FURTHER UPDATE: We’ve gotten lots of reader responses. The consensus is that small caliber shells couldn’t be used for WMD delivery per se for what, I guess, are obvious reasons. Some readers, though, think it’s plausible that the Iraqis might have added a dash of poison to make such ammunition more deadly. (One reader reminds us that the Symbionese Liberation Army used bullets poisoned with cyanide when it assassinated the Oakland School Superintendent.) Or, as to the smaller caliber ammunition, “special” may have referred to some other quality, such as armor-piercing.

On the broader question of the memo’s significance, Steve Hayes, who knows as much about this subject as anyone, writes:

Interesting. I hadn’t seen it. I find generally persuasive the narrative laid out by LTC Kevin Woods, et. al. in the Iraqi Perspectives Project. Their thesis is, basically, that Saddam Hussein didn’t have what we thought he had because he didn’t have what HE thought he had. In mid-December 2002, according to their narrative, SH tells top regime officials that he doesn’t have large quantities of WMD.
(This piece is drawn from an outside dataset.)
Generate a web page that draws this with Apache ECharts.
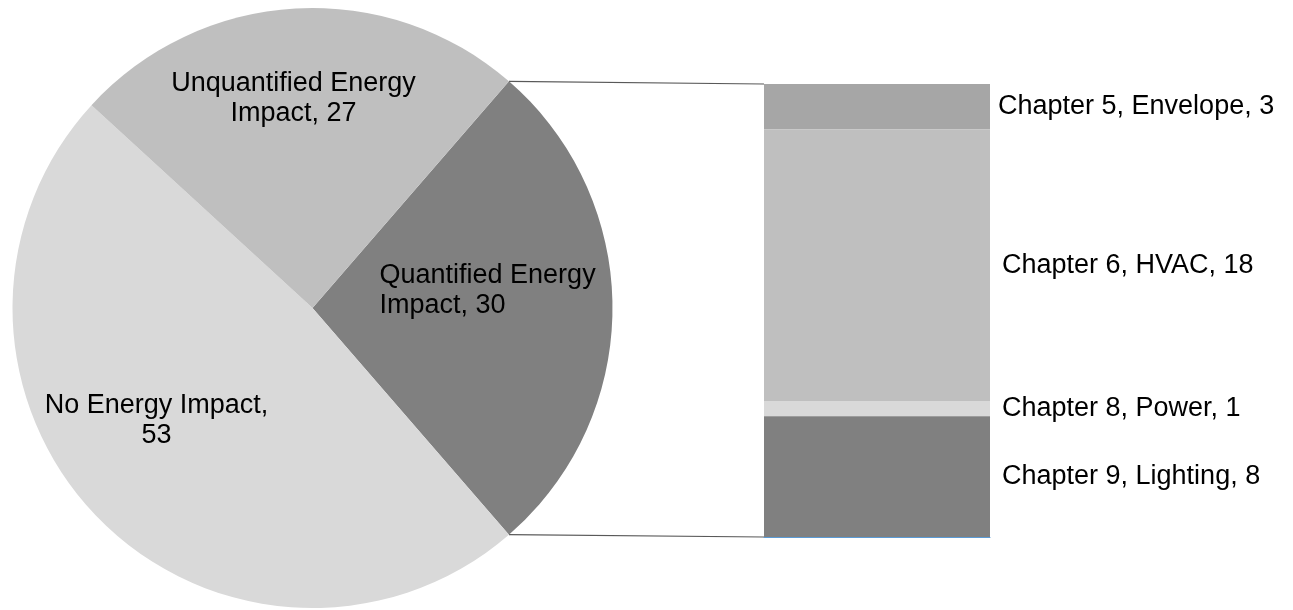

I don’t know whether the Army Chief of Staff was among the senior regime officials who were told that the WMD was gone. If he wasn’t, it could be that these are genuine orders, contained in an authentic
document, for materials that simply weren’t available to them. The document certainly seems to suggest that the author believed that they had them on March 16, 2003.

That said, it’s certainly possible that he (or his subordinates) retained some small capability in the chemical area. I think that’s the reason that the ISG quite deliberately left open the possibility that some materials could have been transferred to Syria or elsewhere.

I’m not sure where the recent revelations about Naji Sabri fit into this picture. Sabri, the former Iraqi foreign minister, apparently told the CIA (through the French) in January 2003 that Iraq had retained some chemical capability but that the weapons were no longer under military control.

As we’ve said before, it will take more than a few pieces of paper to resolve the questions surrounding Iraq’s WMDs. Let’s hope that the Project Harmony documents, taken in their entirety, provide definitive answers.